The settlement engine. A hash timelocked (HTLC) atomic settlement core, with asymmetric timeout calibration because Bitcoin counts blocks and the EVM counts seconds and a naive symmetric window is exploitable. ERC-6909 multitoken accounting underneath it, so balances settle per session instead of per trade. Asset and chain registries so new markets and new chains onboard as data, not redeploys. And the onchain matching engine that replaced the inherited AMM, that reversal carries enough weight to be its own case study.

The economic system. Validator staking and slashing. The rewards and penalties incentive layer, the mechanism that makes acting honestly the dominant strategy not just for validators but for the users themselves, so a counterparty who stalls or deviates loses more than they could gain. Liquidity management and the fee mechanics that fund and balance the whole thing. This is the part most people picture as "someone else's job." On this protocol it was mine, and it's the part that's most transferable: it's mechanism design against economic actors, which is the same problem whether the venue clears BTC swaps, perps, or tokenized assets.

Every deployment and operational transaction runs through Gnosis Safe batch scripts. No single key ever touched mainnet state.

The calls that mattered

Make dishonesty unprofitable for users, not just validators. The easy version of an incentive system polices the operators and trusts the users.

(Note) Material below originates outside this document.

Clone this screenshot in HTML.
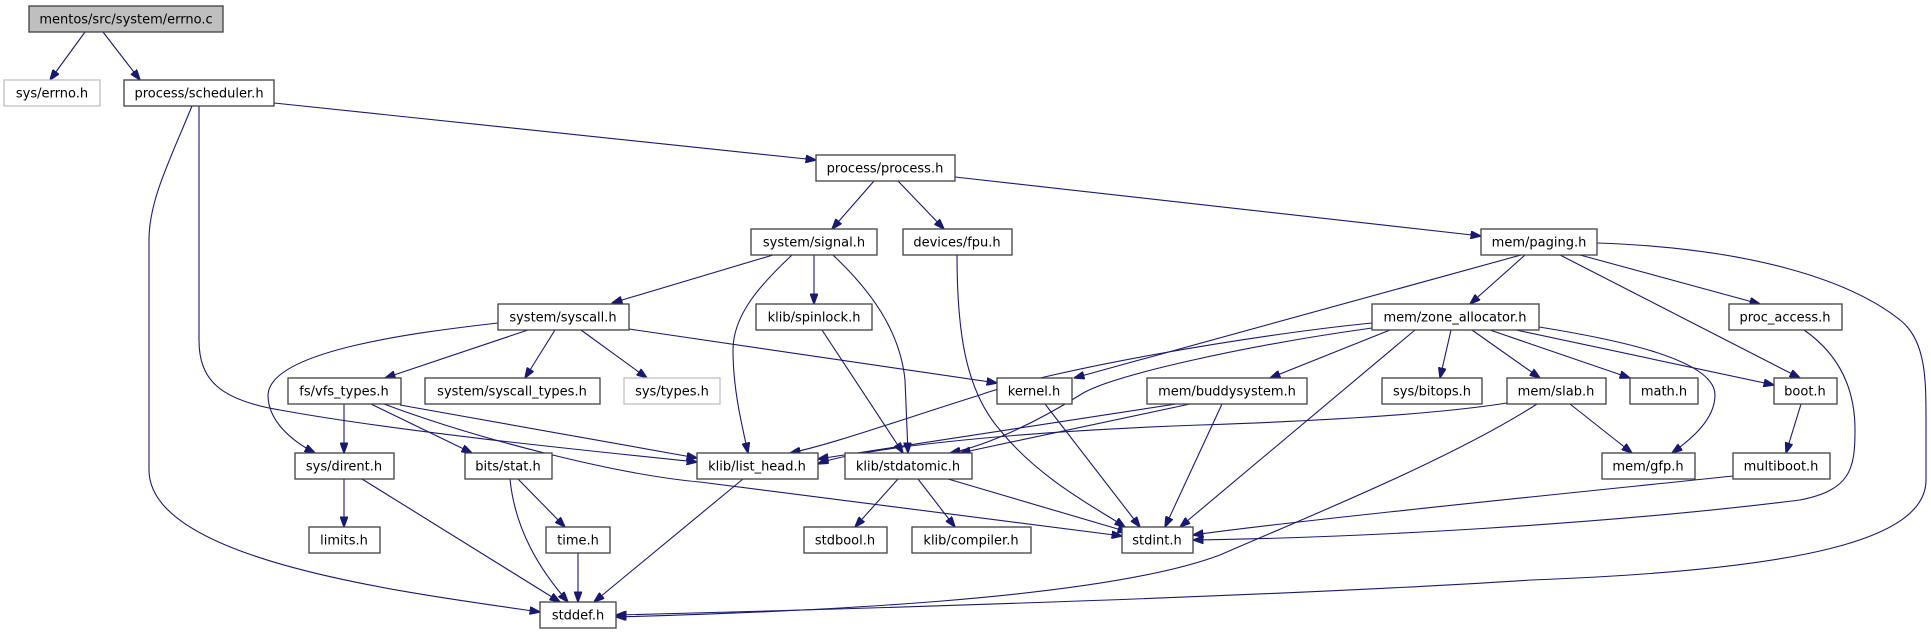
<!DOCTYPE html>
<html><head><meta charset="utf-8"><style>
html,body{margin:0;padding:0;background:#fff;}
svg{display:block;}
text{font-family:"DejaVu Sans","Liberation Sans",sans-serif;font-size:13px;fill:#000;}
.n{fill:#fff;stroke:#404040;stroke-width:1.3;}
.g{fill:#fff;stroke:#bfbfbf;stroke-width:1.3;}
.e{fill:none;stroke:#191970;stroke-width:1.1;}
</style></head><body>
<svg width="1931" height="635" viewBox="0 0 1931 635" xmlns="http://www.w3.org/2000/svg">
<defs><marker id="a" markerWidth="11" markerHeight="8" refX="10.5" refY="4" orient="auto" markerUnits="userSpaceOnUse"><path d="M0,0 L11,4 L0,8 z" fill="#191970" stroke="#191970"/></marker></defs>
<g class="e" marker-end="url(#a)">
<path d="M85,32 L50,80"/>
<path d="M103,32 L140,80"/>
<path d="M274,103 L816,160"/>
<path d="M199,106 L199,340 C199,380 220,400 280,410 C400,432 600,452 697,462"/>
<path d="M192,106 C170,160 149,200 149,240 L149,470 C149,560 400,592 540,612"/>
<path d="M874,181 L832,229"/>
<path d="M898,181 L944,229"/>
<path d="M955,177 L1481,236"/>
<path d="M773,255 L612,303"/>
<path d="M814,255 L814,304"/>
<path d="M792,255 C760,285 733,315 733,350 C733,390 742,425 748,453"/>
<path d="M833,255 C870,290 900,330 905,380 L908,453"/>
<path d="M957,255 C957,330 965,390 1000,430 C1040,480 1100,510 1125,527"/>
<path d="M1521,255 L1074,378"/>
<path d="M1525,255 L1470,304"/>
<path d="M1560,255 L1800,378"/>
<path d="M1580,255 L1760,304"/>
<path d="M1597,243 C1750,248 1850,280 1900,320 C1926,340 1926,380 1926,420 L1926,480 C1926,540 1800,570 1531,580 C1300,595 900,608 616,615"/>
<path d="M1804,330 C1840,355 1855,390 1855,430 C1855,470 1850,490 1800,500 C1600,525 1350,538 1193,540"/>
<path d="M498,323 C420,332 270,350 268,395 C268,420 290,440 315,453"/>
<path d="M528,330 L385,378"/>
<path d="M555,330 L525,378"/>
<path d="M581,330 L647,378"/>
<path d="M629,329 L997,383"/>
<path d="M822,330 L903,453"/>
<path d="M1372,323 C1250,335 1050,370 980,395 C900,420 830,445 790,453"/>
<path d="M1372,328 C1250,345 1110,375 1080,395 C1040,420 990,445 950,453"/>
<path d="M1390,330 L1270,378"/>
<path d="M1415,330 L1180,527"/>
<path d="M1451,330 L1440,378"/>
<path d="M1472,330 L1540,378"/>
<path d="M1490,330 L1630,378"/>
<path d="M1516,330 L1774,385"/>
<path d="M1539,327 C1620,340 1715,360 1715,395 C1715,420 1690,440 1672,453"/>
<path d="M344,404 L344,453"/>
<path d="M371,404 L472,453"/>
<path d="M400,405 L697,458"/>
<path d="M384,404 C480,440 620,475 700,482 L1122,536"/>
<path d="M1045,404 L1140,527"/>
<path d="M1176,404 L818,459"/>
<path d="M1190,404 L960,453"/>
<path d="M1222,404 L1165,527"/>
<path d="M1507,403 C1450,412 1350,420 1200,425 C1000,432 850,450 818,464"/>
<path d="M1570,404 L1632,453"/>
<path d="M1537,404 C1450,460 1300,520 1220,555 C1100,600 800,612 616,617"/>
<path d="M1801,404 L1786,453"/>
<path d="M1733,476 C1600,490 1300,520 1193,535"/>
<path d="M344,479 L344,527"/>
<path d="M362,479 L560,602"/>
<path d="M518,479 L565,527"/>
<path d="M510,479 C515,530 540,570 568,602"/>
<path d="M578,553 L578,602"/>
<path d="M743,479 L594,602"/>
<path d="M898,479 L855,527"/>
<path d="M918,479 L955,527"/>
<path d="M948,479 L1128,532"/>
</g>
<g>
<rect x="29" y="6" width="194" height="26" fill="#bfbfbf" stroke="#404040" stroke-width="1.3"/><text x="126" y="23.5" text-anchor="middle">mentos/src/system/errno.c</text>
<rect class="g" x="4" y="80" width="96" height="26"/><text x="52" y="97.5" text-anchor="middle">sys/errno.h</text>
<rect class="n" x="124" y="80" width="150" height="26"/><text x="199" y="97.5" text-anchor="middle">process/scheduler.h</text>
<rect class="n" x="816" y="155" width="139" height="26"/><text x="885" y="172.5" text-anchor="middle">process/process.h</text>
<rect class="n" x="751" y="229" width="126" height="26"/><text x="814" y="246.5" text-anchor="middle">system/signal.h</text>
<rect class="n" x="903" y="229" width="109" height="26"/><text x="957" y="246.5" text-anchor="middle">devices/fpu.h</text>
<rect class="n" x="1481" y="229" width="116" height="26"/><text x="1539" y="246.5" text-anchor="middle">mem/paging.h</text>
<rect class="n" x="498" y="304" width="131" height="26"/><text x="563" y="321.5" text-anchor="middle">system/syscall.h</text>
<rect class="n" x="756" y="304" width="116" height="26"/><text x="814" y="321.5" text-anchor="middle">klib/spinlock.h</text>
<rect class="n" x="1372" y="304" width="167" height="26"/><text x="1455" y="321.5" text-anchor="middle">mem/zone_allocator.h</text>
<rect class="n" x="1729" y="304" width="113" height="26"/><text x="1785" y="321.5" text-anchor="middle">proc_access.h</text>
<rect class="n" x="288" y="378" width="113" height="26"/><text x="344" y="395.5" text-anchor="middle">fs/vfs_types.h</text>
<rect class="n" x="425" y="378" width="175" height="26"/><text x="512" y="395.5" text-anchor="middle">system/syscall_types.h</text>
<rect class="g" x="624" y="378" width="96" height="26"/><text x="672" y="395.5" text-anchor="middle">sys/types.h</text>
<rect class="n" x="997" y="378" width="75" height="26"/><text x="1034" y="395.5" text-anchor="middle">kernel.h</text>
<rect class="n" x="1147" y="378" width="160" height="26"/><text x="1227" y="395.5" text-anchor="middle">mem/buddysystem.h</text>
<rect class="n" x="1382" y="378" width="100" height="26"/><text x="1432" y="395.5" text-anchor="middle">sys/bitops.h</text>
<rect class="n" x="1507" y="378" width="99" height="26"/><text x="1556" y="395.5" text-anchor="middle">mem/slab.h</text>
<rect class="n" x="1630" y="378" width="68" height="26"/><text x="1664" y="395.5" text-anchor="middle">math.h</text>
<rect class="n" x="1774" y="378" width="63" height="26"/><text x="1805" y="395.5" text-anchor="middle">boot.h</text>
<rect class="n" x="295" y="453" width="99" height="26"/><text x="344" y="470.5" text-anchor="middle">sys/dirent.h</text>
<rect class="n" x="465" y="453" width="87" height="26"/><text x="508" y="470.5" text-anchor="middle">bits/stat.h</text>
<rect class="n" x="697" y="453" width="121" height="26"/><text x="757" y="470.5" text-anchor="middle">klib/list_head.h</text>
<rect class="n" x="845" y="453" width="127" height="26"/><text x="908" y="470.5" text-anchor="middle">klib/stdatomic.h</text>
<rect class="n" x="1602" y="453" width="93" height="26"/><text x="1648" y="470.5" text-anchor="middle">mem/gfp.h</text>
<rect class="n" x="1733" y="453" width="97" height="26"/><text x="1781" y="470.5" text-anchor="middle">multiboot.h</text>
<rect class="n" x="309" y="527" width="71" height="26"/><text x="344" y="544.5" text-anchor="middle">limits.h</text>
<rect class="n" x="546" y="527" width="64" height="26"/><text x="578" y="544.5" text-anchor="middle">time.h</text>
<rect class="n" x="804" y="527" width="83" height="26"/><text x="845" y="544.5" text-anchor="middle">stdbool.h</text>
<rect class="n" x="912" y="527" width="119" height="26"/><text x="971" y="544.5" text-anchor="middle">klib/compiler.h</text>
<rect class="n" x="1122" y="527" width="71" height="26"/><text x="1157" y="544.5" text-anchor="middle">stdint.h</text>
<rect class="n" x="540" y="602" width="76" height="26"/><text x="578" y="619.5" text-anchor="middle">stddef.h</text>
</g>
</svg>
</body></html>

Against Bitcoin's ten minute confirmation window, that leaves a free option on the table: a user who can walk away after the price moves is the exploit. I designed the penalty side to bind the users too, so completing the trade honestly is always the cheaper path. Getting the whole set of actors incentive compatible, not just the ones with a stake bond, is what a settlement protocol lives or dies on.

Asymmetric timeouts, because two chains keep different time. The HTLC timeout on the Bitcoin leg and the EVM leg can't be equal; if they are, whoever moves second can grief the party who moved first. Calibrating that asymmetry correctly is the difference between an atomic swap and a way to lose funds.

AMM out, onchain orderbook in. The inherited AMM didn't fit BTC liquidity dynamics or the settlement model, so I led the reversal to an onchain orderbook and built the matching engine that made it affordable. The full argument and the gas work are a case study of their own; the point here is that it was an architecture call I made and then had to make cheap.

External adversarial review as the gate. I made external adversarial review the release gate rather than a formality, and led the full audit lifecycle, scoping through remediation and verification: 6 high/medium findings, all resolved within 24 hours. Underneath it sat 95%+ coverage with fuzz and invariant testing on every production contract.

Outcomes

  • TGE shipped September 2025 with zero critical issues; full protocol launched on Ethereum mainnet and Portal chain in November 2025.
  • 15+ contracts live across two chains, the settlement engine and its entire economic system, on a codebase I own.
  • Zero exploits since launch. That's a track record, not a proof, and I'm happy to walk through exactly how it was earned: the incentive design, the timeout calibration, the test suites, and the audit trail behind it.

What I'd carry into the next system isn't "settlement." It's the ability to own an onchain protocol's contract layer, the mechanism, the accounting, the security posture, and keep it standing under real money from blank repo to mainnet.

Live artifact

Portal Token (PTB) on Ethereum mainnet is the publicly visible piece of the deployment.